■ Task to carry out:
Retype the opening lines of the data exactly, stopping after the line that contains "const BG = '#f4f4f7';". Skip every picture.

■ Available data:

BEGIN

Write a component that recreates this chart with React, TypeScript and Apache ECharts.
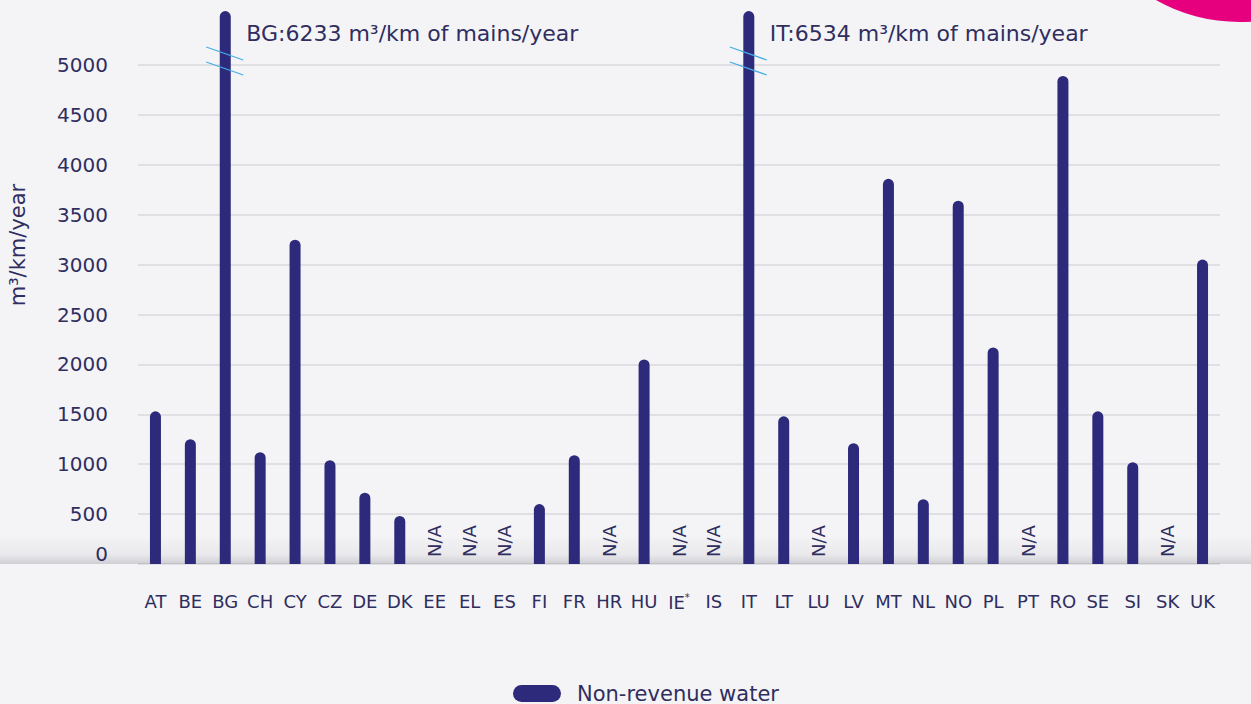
import React, { useEffect, useRef } from 'react';
import * as echarts from 'echarts';

const categories = ['AT', 'BE', 'BG', 'CH', 'CY', 'CZ', 'DE', 'DK', 'EE', 'EL', 'ES', 'FI', 'FR', 'HR', 'HU', 'IE*', 'IS', 'IT', 'LT', 'LU', 'LV', 'MT', 'NL', 'NO', 'PL', 'PT', 'RO', 'SE', 'SI', 'SK', 'UK'];
const nonRevenueWater: (number | null)[] = [1530, 1250, 6233, 1120, 3250, 1040, 715, 482, null, null, null, 600, 1090, null, 2050, null, null, 6534, 1480, null, 1210, 3860, 650, 3640, 2170, null, 4890, 1530, 1020, null, 3050];
const yTicks = [0, 500, 1000, 1500, 2000, 2500, 3000, 3500, 4000, 4500, 5000];
const brokenBars = ['BG', 'IT'];
const axisMax = 5000;
const displayCap = 5540;

const FONT = 'DejaVu Sans';
const TEXT = '#2f2e5e';
const BAR = '#2d2a7b';
const BG = '#f4f4f7';

export default function App() {
  const ref = useRef<HTMLDivElement>(null);
  useEffect(() => {
    if (!ref.current) return;
    const chart = echarts.init(ref.current, null, { renderer: 'svg' });
    const seriesData = nonRevenueWater.map((v) =>
      v == null
        ? {
            value: 0,
            label: {
              show: true,
              formatter: 'N/A',
              position: 'insideBottom',
              rotate: 90,
              align: 'left',
              verticalAlign: 'middle',
              distance: 7,
              color: TEXT,
              fontSize: 18,
              fontFamily: FONT,
            },
          }
        : { value: Math.min(v, displayCap), realValue: v }
    );
    const option: any = {
      animation: false,
      backgroundColor: BG,
      grid: { left: 138, right: 31, top: 65, bottom: 140 },
      legend: {
        left: 513,
        top: 683,
        padding: 0,
        itemWidth: 48,
        itemHeight: 17,
        icon: 'path://M8.5,0 H39.5 A8.5,8.5 0 0 1 39.5,17 H8.5 A8.5,8.5 0 0 1 8.5,0 Z',
        textStyle: { color: TEXT, fontSize: 21, fontFamily: FONT, padding: [0, 0, 0, 11] },
        data: ['Non-revenue water'],
      },
      xAxis: {
        type: 'category',
        data: categories,
        axisLine: { show: false },
        axisTick: { show: false },
        axisLabel: {
          interval: 0,
          margin: 28,
          color: TEXT,
          fontSize: 18,
          fontFamily: FONT,
          formatter: (v: string) => (v.endsWith('*') ? v.slice(0, -1) + '{sup|*}' : v),
          rich: {
            sup: { fontSize: 10, color: TEXT, fontFamily: FONT, verticalAlign: 'top', padding: [0, 0, 10, 0] },
          },
        },
      },
      yAxis: {
        type: 'value',
        min: 0,
        max: axisMax,
        interval: 500,
        axisLine: { show: false },
        axisTick: { show: false },
        axisLabel: {
          margin: 30,
          color: TEXT,
          fontSize: 20,
          fontFamily: FONT,
          formatter: (v: number) => (yTicks.includes(v) ? (v === 0 ? '{z|0}' : String(v)) : ''),
          rich: { z: { fontSize: 20, color: TEXT, fontFamily: FONT, padding: [0, 0, 20, 0] } },
        },
        splitLine: { show: true, lineStyle: { color: '#d8d8de', width: 1.5 } },
      },
      series: [
        {
          name: 'Non-revenue water',
          type: 'bar',
          data: seriesData,
          barWidth: 11,
          clip: false,
          z: 3,
          itemStyle: { color: BAR, borderRadius: [6, 6, 0, 0] },
        },
      ],
    };
    chart.setOption(option);

    const y5000 = chart.convertToPixel({ yAxisIndex: 0 }, axisMax) as number;
    const y0 = chart.convertToPixel({ yAxisIndex: 0 }, 0) as number;
    const graphics: any[] = [
      {
        type: 'circle',
        id: 'corner',
        shape: { cx: 1240, cy: -150, r: 172 },
        style: { fill: '#e6007e' },
        z: 0,
      },
      {
        type: 'rect',
        id: 'shadow',
        shape: { x: 0, y: y0 - 27, width: 1251, height: 27 },
        style: {
          fill: new echarts.graphic.LinearGradient(0, 0, 0, 1, [
            { offset: 0, color: 'rgba(90,90,100,0)' },
            { offset: 0.1, color: 'rgba(90,90,100,0.02)' },
            { offset: 0.65, color: 'rgba(90,90,100,0.07)' },
            { offset: 1, color: 'rgba(90,90,100,0.24)' },
          ]),
        },
        z: 0,
      },
      {
        type: 'text',
        id: 'yname',
        x: 18,
        y: 245,
        rotation: Math.PI / 2,
        style: { text: 'm³/km/year', fill: TEXT, fontSize: 21, fontFamily: FONT, align: 'center', verticalAlign: 'middle' },
        z: 5,
      },
    ];
    brokenBars.forEach((cat) => {
      const idx = categories.indexOf(cat);
      const real = nonRevenueWater[idx];
      const x = chart.convertToPixel({ xAxisIndex: 0 }, cat) as number;
      [0, 15].forEach((dy, k) => {
        graphics.push({
          type: 'line',
          id: `brk-${cat}-${k}`,
          shape: { x1: x - 19, y1: y5000 - 18 + dy, x2: x + 18, y2: y5000 - 5 + dy },
          style: { stroke: '#45aee6', lineWidth: 1.3 },
          z: 10,
        });
      });
      graphics.push({
        type: 'text',
        id: `note-${cat}`,
        x: x + 21,
        y: 33,
        style: {
          text: `${cat}:${real} m³/km of mains/year`,
          fill: TEXT,
          fontSize: 22,
          fontFamily: FONT,
          align: 'left',
          verticalAlign: 'middle',
        },
        z: 10,
      });
    });
    chart.setOption({ graphic: graphics });
    return () => chart.dispose();
  }, []);
  return (
    <div
      ref={ref}
      style={{ position: 'absolute', left: 0, top: 0, width: 1251, height: 704, background: BG }}
    />
  );
}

END

■ Result of this task:
Write a component that recreates this chart with React, TypeScript and Apache ECharts.
import React, { useEffect, useRef } from 'react';
import * as echarts from 'echarts';

const categories = ['AT', 'BE', 'BG', 'CH', 'CY', 'CZ', 'DE', 'DK', 'EE', 'EL', 'ES', 'FI', 'FR', 'HR', 'HU', 'IE*', 'IS', 'IT', 'LT', 'LU', 'LV', 'MT', 'NL', 'NO', 'PL', 'PT', 'RO', 'SE', 'SI', 'SK', 'UK'];
const nonRevenueWater: (number | null)[] = [1530, 1250, 6233, 1120, 3250, 1040, 715, 482, null, null, null, 600, 1090, null, 2050, null, null, 6534, 1480, null, 1210, 3860, 650, 3640, 2170, null, 4890, 1530, 1020, null, 3050];
const yTicks = [0, 500, 1000, 1500, 2000, 2500, 3000, 3500, 4000, 4500, 5000];
const brokenBars = ['BG', 'IT'];
const axisMax = 5000;
const displayCap = 5540;

const FONT = 'DejaVu Sans';
const TEXT = '#2f2e5e';
const BAR = '#2d2a7b';
const BG = '#f4f4f7';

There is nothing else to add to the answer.